The advent of personalized medicine has seen oncologists and other clinicians looking for ways to predict a patient’s response to treatment before it is administered. Now, researchers at the Perelman School of Medicine at the University of Pennsylvania have identified a relationship between the genetic status of tumors and risk of resistance to chemotherapy in patients with a confirmed BRCA1/2 mutation.
Mutations in the BRCA1 and BRCA2 genes have been implicated in about 5 percent of breast cancer cases and 20 percent of ovarian cancers. According to the National Cancer Institute, over 40,000 individuals will die of breast cancer this year, with 14,000 deaths due to ovarian cancer.
Resistance to cancer treatment is a multifactorial issue, with genetics, the immune system and the tumor microenvironment itself all contributing to the problem. However, the BRCA1/2 mutation’s effect on a patient’s response to treatment had not been characterized.
“Our primary question was not aimed at evaluating resistance to therapy, but we did end up there,” said Dr. Katherine Nathanson, deputy director of the Abramson Cancer Center, and director of Genetics at the Basser Center for BRCA. The team published their findings in the journal, Nature Communications.
In their study, Nathanson and her colleagues looked at the genetic profiles of 160 breast and ovarian cancer samples taken from patients with germline mutations in BRCA1 and BRCA2. Specifically, they sought out to quantify how often the non-mutated copy of the BRCA1/2 gene became non-functional – a phenomenon known as loss of heterozygosity (LOH).
Previous research had suggested that all tumors with BRCA1/2 mutations undergo an LOH, however the researchers found that a large percentage of patients in the current study retained a functional second copy of the gene. They also noted both genetic and clinical differences between these LOH-negative tumors, compared to LOH-positive cancers.
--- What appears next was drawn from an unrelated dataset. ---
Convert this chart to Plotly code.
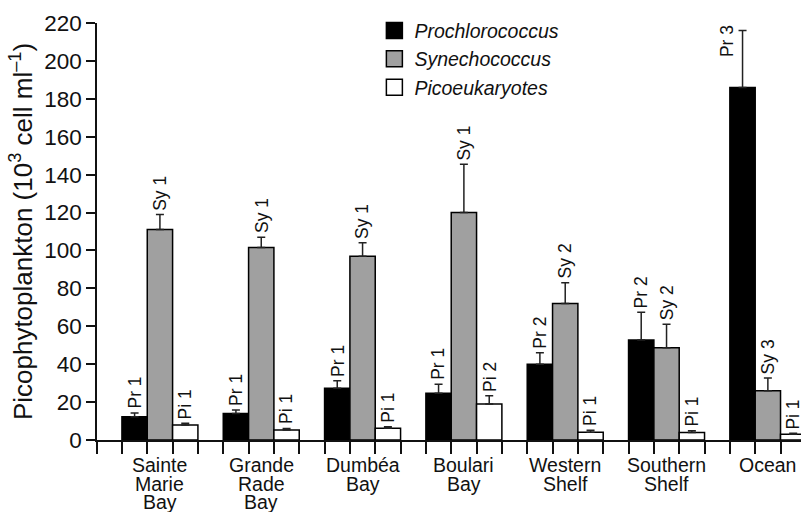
import plotly.graph_objects as go

# Sampling sites (one list entry per printed line of the axis label)
sites = [
    ["Sainte", "Marie", "Bay"],
    ["Grande", "Rade", "Bay"],
    ["Dumbéa", "Bay"],
    ["Boulari", "Bay"],
    ["Western", "Shelf"],
    ["Southern", "Shelf"],
    ["Ocean"],
]

# Mean abundances (10^3 cells ml-1) and standard errors
prochlorococcus = [12.3, 14.0, 27.3, 24.7, 40.0, 52.8, 186.0]
prochlorococcus_err = [2.0, 1.8, 4.0, 4.7, 6.0, 14.6, 30.0]
synechococcus = [111.0, 101.5, 97.0, 120.0, 72.0, 48.7, 26.0]
synechococcus_err = [8.0, 5.5, 7.0, 25.5, 11.0, 12.4, 6.7]
picoeukaryotes = [7.9, 5.3, 6.2, 19.0, 4.1, 3.9, 3.0]
picoeukaryotes_err = [1.0, 0.8, 0.8, 4.4, 1.0, 1.0, 0.5]

# Homogeneous-group labels from the post-hoc comparison
pro_groups = ["Pr 1", "Pr 1", "Pr 1", "Pr 1", "Pr 2", "Pr 2", "Pr 3"]
syn_groups = ["Sy 1", "Sy 1", "Sy 1", "Sy 1", "Sy 2", "Sy 2", "Sy 3"]
pic_groups = ["Pi 1", "Pi 1", "Pi 1", "Pi 2", "Pi 1", "Pi 1", "Pi 1"]

y_ticks = list(range(0, 221, 20))

FONT = "Liberation Sans, Arial, Helvetica, sans-serif"
BAR_W = 0.25           # width of one bar in category units
X_RANGE = [-0.621, 6.327]
Y_RANGE = [0, 220]
PLOT_H = 417           # height of the plotting area in px

series = [
    ("Prochlorococcus", prochlorococcus, prochlorococcus_err, pro_groups, "#000000", -BAR_W),
    ("Synechococcus", synechococcus, synechococcus_err, syn_groups, "#a0a0a0", 0.0),
    ("Picoeukaryotes", picoeukaryotes, picoeukaryotes_err, pic_groups, "#ffffff", BAR_W),
]

idx = list(range(len(sites)))
fig = go.Figure()

for name, vals, errs, groups, color, _ in series:
    fig.add_trace(go.Bar(
        x=idx, y=vals, name=name, showlegend=False,
        marker=dict(color=color, line=dict(color="#000000", width=1.5)),
        error_y=dict(type="data", array=errs, arrayminus=[0] * len(errs),
                     symmetric=False, color="#222222", thickness=1.5, width=4),
    ))

# Legend entries with large square swatches
for name, vals, errs, groups, color, _ in series:
    fig.add_trace(go.Scatter(
        x=[None], y=[None], mode="markers", name=name,
        marker=dict(symbol="square", size=16, color=color,
                    line=dict(color="#000000", width=1.5)),
    ))

annotations = []

# Group labels written vertically above each error bar
label_room = 38 / (PLOT_H / (Y_RANGE[1] - Y_RANGE[0]))
for name, vals, errs, groups, color, off in series:
    for i, (v, e, g) in enumerate(zip(vals, errs, groups)):
        top = v + e
        if top + label_room > Y_RANGE[1]:
            annotations.append(dict(
                x=i + off, y=top, xref="x", yref="y", text=g, showarrow=False,
                textangle=-90, xanchor="right", yanchor="top", xshift=-4, yshift=7,
                font=dict(family=FONT, size=17.5, color="#111111"),
            ))
        else:
            annotations.append(dict(
                x=i + off, y=top, xref="x", yref="y", text=g, showarrow=False,
                textangle=-90, xanchor="center", yanchor="bottom", yshift=2,
                font=dict(family=FONT, size=17.5, color="#111111"),
            ))

# Multi-line site names under each group of bars
for i, lines in enumerate(sites):
    for k, line in enumerate(lines):
        annotations.append(dict(
            x=i, y=0, xref="x", yref="y", text=line, showarrow=False,
            xanchor="center", yanchor="middle", yshift=-25 - 18.5 * k,
            font=dict(family=FONT, size=19.5, color="#111111"),
        ))

# Tick marks at every bar edge along the category axis
edge_ticks = [X_RANGE[0] + 1e-4]
for i in idx:
    edge_ticks += [i - 1.5 * BAR_W, i - 0.5 * BAR_W, i + 0.5 * BAR_W, i + 1.5 * BAR_W]

fig.update_layout(
    width=801, height=512,
    margin=dict(l=97, r=0, t=23, b=72, pad=0),
    paper_bgcolor="#ffffff", plot_bgcolor="#ffffff",
    barmode="group", bargap=0.25, bargroupgap=0,
    font=dict(family=FONT, color="#111111"),
    xaxis=dict(
        range=X_RANGE, tickvals=edge_ticks, ticktext=[""] * len(edge_ticks),
        ticks="outside", ticklen=12, tickwidth=1.5, tickcolor="#111111",
        showline=True, linewidth=1.5, linecolor="#111111",
        showgrid=False, zeroline=False,
    ),
    yaxis=dict(
        range=Y_RANGE, tickvals=y_ticks,
        ticks="outside", ticklen=9, tickwidth=1.5, tickcolor="#111111",
        tickfont=dict(family=FONT, size=22.5, color="#111111"),
        showline=True, linewidth=1.5, linecolor="#111111",
        showgrid=False, zeroline=False,
        title=dict(text="Picophytoplankton (10<sup>3</sup> cell ml<sup>–1</sup>)",
                   font=dict(family=FONT, size=26, color="#111111"), standoff=4),
    ),
    legend=dict(
        x=0.394, y=1.028, xanchor="left", yanchor="top",
        bgcolor="rgba(0,0,0,0)", itemsizing="trace",
        font=dict(family=FONT, size=19.5, style="italic", color="#111111"),
    ),
    annotations=annotations,
)

fig.write_html("out.html")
Ovarian cancer patients with LOH-negative tumors showed reduced overall survival when treated with platinum chemotherapy, compared to LOH-positive patients. Those with one working copy of the BRCA1/2 gene (LOH-negative) had a median survival of 39 months, while those with two non-functional copies (LOH-positive) survived for 71 months.
Since platinum chemotherapy targets the tumor DNA to destroy the cancer, the researchers believe that LOH-negative cells retain the ability to repair some of this damage, thereby increasing its resistance to treatment. Because the LOH-positive cells contain no functional copies of BRCA1/2, it’s believed that these tumors are more susceptible to DNA damage and cell death induced by the platinum chemotherapy.
“Identifying the LOH status of BRCA1/2 carriers may be useful to predict who might be at risk for primary resistance to DNA-damaging agents such as platinum, which has important implications for treatment of patients with these mutations,” said Dr. Kara N. Maxwell, an instructor of Hematology/Oncology at the Perelman School of Medicine. “We only need to determine the LOH at a specific gene’s location, which is more cost effective than sequencing a patient’s whole genome, for example, and compatible with standard testing.”